--- begin ---

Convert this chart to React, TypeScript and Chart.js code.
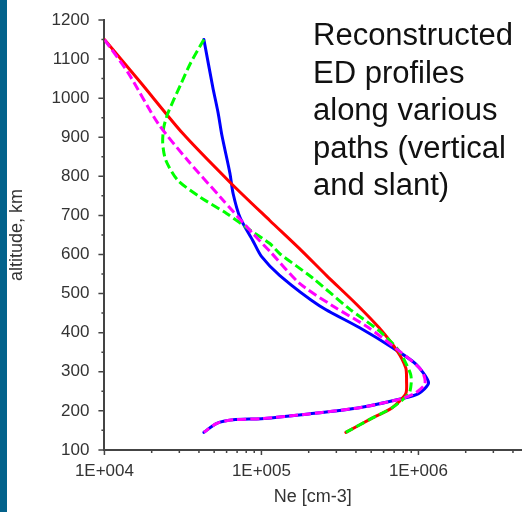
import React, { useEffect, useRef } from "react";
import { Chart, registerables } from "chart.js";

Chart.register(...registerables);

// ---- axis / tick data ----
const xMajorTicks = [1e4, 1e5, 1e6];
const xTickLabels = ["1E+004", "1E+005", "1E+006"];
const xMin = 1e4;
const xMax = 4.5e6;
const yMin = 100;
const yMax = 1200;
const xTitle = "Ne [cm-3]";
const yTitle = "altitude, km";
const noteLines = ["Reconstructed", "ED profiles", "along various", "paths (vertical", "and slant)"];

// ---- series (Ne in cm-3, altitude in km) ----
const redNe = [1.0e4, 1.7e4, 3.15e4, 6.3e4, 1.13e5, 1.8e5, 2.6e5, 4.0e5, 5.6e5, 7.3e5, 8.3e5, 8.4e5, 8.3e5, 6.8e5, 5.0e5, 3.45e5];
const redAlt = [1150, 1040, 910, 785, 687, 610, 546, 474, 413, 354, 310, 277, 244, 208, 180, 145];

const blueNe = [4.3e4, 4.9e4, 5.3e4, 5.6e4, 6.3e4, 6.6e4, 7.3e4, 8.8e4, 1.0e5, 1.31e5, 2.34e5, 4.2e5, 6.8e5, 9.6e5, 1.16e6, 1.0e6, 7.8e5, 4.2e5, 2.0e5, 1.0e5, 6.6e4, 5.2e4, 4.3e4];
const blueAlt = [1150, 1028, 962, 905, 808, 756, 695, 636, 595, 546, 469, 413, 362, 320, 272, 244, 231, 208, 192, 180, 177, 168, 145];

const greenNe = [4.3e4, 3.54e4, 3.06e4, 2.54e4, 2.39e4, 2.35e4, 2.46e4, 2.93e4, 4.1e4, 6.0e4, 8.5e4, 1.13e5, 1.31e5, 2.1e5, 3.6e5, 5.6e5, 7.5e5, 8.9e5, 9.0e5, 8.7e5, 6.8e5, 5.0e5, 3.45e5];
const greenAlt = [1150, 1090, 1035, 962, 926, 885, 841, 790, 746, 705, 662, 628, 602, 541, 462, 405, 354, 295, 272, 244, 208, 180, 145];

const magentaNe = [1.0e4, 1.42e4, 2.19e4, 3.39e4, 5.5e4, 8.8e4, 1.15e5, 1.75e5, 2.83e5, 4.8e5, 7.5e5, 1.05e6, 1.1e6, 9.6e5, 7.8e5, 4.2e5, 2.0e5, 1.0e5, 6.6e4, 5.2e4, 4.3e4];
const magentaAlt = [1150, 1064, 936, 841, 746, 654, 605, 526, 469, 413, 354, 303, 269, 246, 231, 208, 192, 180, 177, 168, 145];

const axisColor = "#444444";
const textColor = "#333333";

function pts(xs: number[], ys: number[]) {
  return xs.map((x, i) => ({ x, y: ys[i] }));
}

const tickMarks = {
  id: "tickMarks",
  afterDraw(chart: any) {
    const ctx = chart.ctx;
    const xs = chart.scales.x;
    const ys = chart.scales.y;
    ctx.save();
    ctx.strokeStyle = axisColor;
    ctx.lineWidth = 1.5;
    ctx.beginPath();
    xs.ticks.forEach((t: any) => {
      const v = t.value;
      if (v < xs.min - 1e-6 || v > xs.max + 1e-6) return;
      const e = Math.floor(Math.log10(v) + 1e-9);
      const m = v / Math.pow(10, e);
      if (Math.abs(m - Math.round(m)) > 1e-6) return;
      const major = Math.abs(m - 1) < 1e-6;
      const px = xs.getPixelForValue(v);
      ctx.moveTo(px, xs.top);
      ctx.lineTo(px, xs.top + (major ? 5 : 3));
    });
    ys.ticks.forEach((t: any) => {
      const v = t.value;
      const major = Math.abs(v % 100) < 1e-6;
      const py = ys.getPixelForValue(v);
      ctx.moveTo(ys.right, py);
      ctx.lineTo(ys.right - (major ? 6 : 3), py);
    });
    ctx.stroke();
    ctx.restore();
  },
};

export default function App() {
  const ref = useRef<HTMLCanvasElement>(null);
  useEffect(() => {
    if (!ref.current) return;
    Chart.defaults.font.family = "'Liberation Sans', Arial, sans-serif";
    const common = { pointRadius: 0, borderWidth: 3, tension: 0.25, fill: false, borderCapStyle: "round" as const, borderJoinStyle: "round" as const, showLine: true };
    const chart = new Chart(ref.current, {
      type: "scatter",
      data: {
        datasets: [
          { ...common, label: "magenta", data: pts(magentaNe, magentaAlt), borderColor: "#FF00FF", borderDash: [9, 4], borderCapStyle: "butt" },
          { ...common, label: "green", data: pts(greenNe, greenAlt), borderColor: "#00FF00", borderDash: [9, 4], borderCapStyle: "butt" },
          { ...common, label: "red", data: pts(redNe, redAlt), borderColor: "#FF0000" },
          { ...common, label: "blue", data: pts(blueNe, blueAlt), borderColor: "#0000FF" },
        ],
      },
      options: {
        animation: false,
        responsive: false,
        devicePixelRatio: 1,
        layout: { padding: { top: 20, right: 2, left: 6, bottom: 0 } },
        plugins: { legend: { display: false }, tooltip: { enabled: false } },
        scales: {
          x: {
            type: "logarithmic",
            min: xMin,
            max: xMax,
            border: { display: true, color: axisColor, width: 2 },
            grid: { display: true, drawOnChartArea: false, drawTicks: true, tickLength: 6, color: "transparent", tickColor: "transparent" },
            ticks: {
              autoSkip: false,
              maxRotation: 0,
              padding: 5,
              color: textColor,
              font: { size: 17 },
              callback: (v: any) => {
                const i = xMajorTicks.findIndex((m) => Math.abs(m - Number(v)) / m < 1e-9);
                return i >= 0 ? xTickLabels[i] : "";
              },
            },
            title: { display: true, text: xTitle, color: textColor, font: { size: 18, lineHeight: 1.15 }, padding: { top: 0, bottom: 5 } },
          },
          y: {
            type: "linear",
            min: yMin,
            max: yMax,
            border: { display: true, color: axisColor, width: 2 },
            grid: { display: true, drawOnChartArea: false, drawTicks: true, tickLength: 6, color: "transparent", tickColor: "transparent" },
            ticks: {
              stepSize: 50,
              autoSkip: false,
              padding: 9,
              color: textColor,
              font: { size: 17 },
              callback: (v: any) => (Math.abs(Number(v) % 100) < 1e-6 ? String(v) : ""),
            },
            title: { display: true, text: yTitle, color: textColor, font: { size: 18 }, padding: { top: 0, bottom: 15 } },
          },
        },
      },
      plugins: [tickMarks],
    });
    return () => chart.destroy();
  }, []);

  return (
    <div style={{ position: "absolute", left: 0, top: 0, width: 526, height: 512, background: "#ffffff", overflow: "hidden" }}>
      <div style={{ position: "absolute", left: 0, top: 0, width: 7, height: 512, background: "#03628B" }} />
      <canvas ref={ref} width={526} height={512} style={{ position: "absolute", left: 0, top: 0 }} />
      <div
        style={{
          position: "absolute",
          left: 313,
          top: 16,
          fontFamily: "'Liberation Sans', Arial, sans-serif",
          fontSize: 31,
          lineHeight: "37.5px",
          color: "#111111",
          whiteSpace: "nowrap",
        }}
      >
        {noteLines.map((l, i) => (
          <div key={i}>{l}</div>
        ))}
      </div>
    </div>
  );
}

--- end ---

Task instructions: Identify the lines above with the word "React". Copy them.

Solution for this exercise:
Convert this chart to React, TypeScript and Chart.js code.
import React, { useEffect, useRef } from "react";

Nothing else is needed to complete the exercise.